:: What to produce ::
Looking at the listing beneath, work out how many lines hold "this" and report only that figure.

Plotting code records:
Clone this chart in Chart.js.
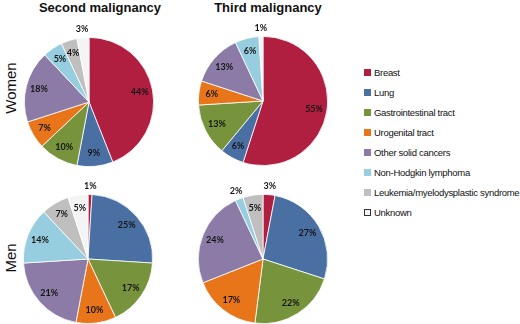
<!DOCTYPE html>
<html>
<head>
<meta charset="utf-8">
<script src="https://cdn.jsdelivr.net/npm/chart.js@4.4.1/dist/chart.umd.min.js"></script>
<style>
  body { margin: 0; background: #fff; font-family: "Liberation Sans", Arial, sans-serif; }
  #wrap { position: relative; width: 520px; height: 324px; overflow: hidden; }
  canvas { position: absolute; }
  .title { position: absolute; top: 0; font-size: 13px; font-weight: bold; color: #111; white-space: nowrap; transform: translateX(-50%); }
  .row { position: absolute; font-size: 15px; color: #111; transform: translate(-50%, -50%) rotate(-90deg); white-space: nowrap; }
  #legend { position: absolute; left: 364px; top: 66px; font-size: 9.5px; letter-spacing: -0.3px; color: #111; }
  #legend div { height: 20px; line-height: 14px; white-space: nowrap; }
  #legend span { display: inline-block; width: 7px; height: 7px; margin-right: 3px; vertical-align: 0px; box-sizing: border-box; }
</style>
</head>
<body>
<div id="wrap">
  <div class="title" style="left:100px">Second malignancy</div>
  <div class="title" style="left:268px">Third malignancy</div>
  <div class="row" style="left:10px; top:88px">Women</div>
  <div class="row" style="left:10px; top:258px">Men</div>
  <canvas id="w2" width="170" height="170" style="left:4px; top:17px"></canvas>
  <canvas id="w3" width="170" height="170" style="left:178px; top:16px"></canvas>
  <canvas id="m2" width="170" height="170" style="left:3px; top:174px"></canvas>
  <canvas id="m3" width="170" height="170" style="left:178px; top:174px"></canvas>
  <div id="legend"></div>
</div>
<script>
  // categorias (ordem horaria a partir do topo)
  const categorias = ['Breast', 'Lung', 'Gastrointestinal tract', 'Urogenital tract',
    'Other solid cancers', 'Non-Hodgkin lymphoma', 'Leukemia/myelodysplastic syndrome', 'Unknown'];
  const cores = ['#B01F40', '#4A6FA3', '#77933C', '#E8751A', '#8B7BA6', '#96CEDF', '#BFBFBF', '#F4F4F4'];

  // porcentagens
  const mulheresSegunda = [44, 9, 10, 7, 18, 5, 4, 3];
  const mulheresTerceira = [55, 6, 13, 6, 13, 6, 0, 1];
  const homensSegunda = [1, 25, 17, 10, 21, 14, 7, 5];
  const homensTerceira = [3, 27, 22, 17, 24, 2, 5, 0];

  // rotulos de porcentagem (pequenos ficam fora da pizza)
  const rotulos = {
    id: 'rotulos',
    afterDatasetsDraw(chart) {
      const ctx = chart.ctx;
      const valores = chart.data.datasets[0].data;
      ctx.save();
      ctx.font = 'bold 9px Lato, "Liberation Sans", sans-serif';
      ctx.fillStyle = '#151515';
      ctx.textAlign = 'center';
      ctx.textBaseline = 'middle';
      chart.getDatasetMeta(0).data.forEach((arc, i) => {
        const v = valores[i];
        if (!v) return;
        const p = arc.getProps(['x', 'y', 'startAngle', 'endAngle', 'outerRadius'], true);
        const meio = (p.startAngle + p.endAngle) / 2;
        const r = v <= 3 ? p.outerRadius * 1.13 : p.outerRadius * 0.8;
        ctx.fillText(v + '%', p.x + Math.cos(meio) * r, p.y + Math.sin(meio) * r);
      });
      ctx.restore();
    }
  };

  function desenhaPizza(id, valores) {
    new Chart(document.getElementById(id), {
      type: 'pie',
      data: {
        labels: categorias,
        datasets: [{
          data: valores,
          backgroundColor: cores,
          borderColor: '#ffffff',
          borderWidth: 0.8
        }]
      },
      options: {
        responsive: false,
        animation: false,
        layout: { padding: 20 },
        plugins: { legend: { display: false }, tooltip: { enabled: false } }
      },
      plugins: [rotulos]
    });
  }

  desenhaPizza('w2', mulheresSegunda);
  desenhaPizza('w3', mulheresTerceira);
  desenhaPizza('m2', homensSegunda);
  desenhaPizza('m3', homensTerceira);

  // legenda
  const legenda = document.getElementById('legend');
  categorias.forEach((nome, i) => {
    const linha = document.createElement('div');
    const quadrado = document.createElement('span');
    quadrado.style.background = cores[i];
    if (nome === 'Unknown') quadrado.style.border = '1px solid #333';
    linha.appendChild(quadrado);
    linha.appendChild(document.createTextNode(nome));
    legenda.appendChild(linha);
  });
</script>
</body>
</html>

* * *

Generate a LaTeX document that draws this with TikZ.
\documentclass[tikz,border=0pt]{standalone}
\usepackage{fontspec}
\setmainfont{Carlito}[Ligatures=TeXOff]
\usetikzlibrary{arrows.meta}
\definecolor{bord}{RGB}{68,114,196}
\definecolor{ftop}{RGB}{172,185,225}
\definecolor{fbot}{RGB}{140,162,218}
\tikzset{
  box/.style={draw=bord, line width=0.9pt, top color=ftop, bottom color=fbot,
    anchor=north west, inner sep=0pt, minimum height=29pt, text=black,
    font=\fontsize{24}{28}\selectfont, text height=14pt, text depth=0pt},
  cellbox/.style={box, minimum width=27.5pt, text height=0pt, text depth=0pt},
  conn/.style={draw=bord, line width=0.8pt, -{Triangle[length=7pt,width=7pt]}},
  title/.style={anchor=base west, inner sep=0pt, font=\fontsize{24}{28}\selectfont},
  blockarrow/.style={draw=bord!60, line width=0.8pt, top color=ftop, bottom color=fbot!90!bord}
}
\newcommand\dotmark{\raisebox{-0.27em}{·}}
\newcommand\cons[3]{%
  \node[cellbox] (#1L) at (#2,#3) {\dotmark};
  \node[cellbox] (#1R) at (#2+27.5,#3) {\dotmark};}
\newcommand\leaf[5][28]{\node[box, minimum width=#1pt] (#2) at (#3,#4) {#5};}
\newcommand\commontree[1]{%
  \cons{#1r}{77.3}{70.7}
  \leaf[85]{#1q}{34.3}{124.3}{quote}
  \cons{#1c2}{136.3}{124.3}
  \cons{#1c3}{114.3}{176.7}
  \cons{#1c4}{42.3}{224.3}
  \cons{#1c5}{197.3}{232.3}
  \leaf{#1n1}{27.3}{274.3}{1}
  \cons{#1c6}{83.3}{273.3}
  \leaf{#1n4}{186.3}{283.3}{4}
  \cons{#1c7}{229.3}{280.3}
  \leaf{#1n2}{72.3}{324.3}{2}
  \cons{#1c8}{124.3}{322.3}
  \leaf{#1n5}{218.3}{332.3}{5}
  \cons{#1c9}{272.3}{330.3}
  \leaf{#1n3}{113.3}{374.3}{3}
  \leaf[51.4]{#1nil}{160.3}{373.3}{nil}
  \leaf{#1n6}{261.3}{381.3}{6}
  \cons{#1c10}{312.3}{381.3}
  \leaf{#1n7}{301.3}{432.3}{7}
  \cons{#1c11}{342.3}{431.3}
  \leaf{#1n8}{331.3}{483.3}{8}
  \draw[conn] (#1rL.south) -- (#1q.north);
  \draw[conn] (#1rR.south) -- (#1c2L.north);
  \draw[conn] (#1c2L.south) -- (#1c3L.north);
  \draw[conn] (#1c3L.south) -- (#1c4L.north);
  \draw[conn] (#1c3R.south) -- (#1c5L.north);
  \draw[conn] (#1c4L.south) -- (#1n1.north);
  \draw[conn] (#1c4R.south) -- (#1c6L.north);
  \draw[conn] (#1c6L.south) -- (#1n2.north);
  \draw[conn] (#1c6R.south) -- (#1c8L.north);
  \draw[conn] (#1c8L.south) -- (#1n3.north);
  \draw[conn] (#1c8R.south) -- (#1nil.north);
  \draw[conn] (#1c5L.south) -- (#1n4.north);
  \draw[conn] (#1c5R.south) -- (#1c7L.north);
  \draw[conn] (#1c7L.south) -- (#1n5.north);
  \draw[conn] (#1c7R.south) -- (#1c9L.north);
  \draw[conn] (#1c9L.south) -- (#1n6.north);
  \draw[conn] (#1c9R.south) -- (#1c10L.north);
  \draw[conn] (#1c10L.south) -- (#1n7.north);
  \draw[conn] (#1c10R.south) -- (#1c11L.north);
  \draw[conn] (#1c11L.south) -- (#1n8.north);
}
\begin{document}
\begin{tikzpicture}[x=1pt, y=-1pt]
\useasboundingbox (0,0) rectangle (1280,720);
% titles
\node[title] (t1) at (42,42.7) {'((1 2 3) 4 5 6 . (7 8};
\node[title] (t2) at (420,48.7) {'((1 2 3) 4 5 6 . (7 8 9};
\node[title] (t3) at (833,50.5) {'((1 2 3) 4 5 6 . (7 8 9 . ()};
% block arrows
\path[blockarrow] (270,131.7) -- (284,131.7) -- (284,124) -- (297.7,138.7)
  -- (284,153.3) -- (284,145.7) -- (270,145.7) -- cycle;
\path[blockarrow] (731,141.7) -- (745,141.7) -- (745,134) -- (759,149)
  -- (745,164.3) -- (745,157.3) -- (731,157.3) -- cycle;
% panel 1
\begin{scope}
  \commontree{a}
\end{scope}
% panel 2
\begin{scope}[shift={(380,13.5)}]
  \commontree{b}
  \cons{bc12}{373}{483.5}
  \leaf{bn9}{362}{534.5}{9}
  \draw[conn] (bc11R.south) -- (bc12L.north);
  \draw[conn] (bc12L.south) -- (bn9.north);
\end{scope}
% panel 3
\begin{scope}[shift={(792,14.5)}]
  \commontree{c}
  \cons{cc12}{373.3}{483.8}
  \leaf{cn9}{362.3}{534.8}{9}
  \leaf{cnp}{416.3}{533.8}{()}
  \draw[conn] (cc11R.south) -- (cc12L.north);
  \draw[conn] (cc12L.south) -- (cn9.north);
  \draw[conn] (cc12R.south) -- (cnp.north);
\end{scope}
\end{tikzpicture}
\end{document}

:: Problem solution ::
2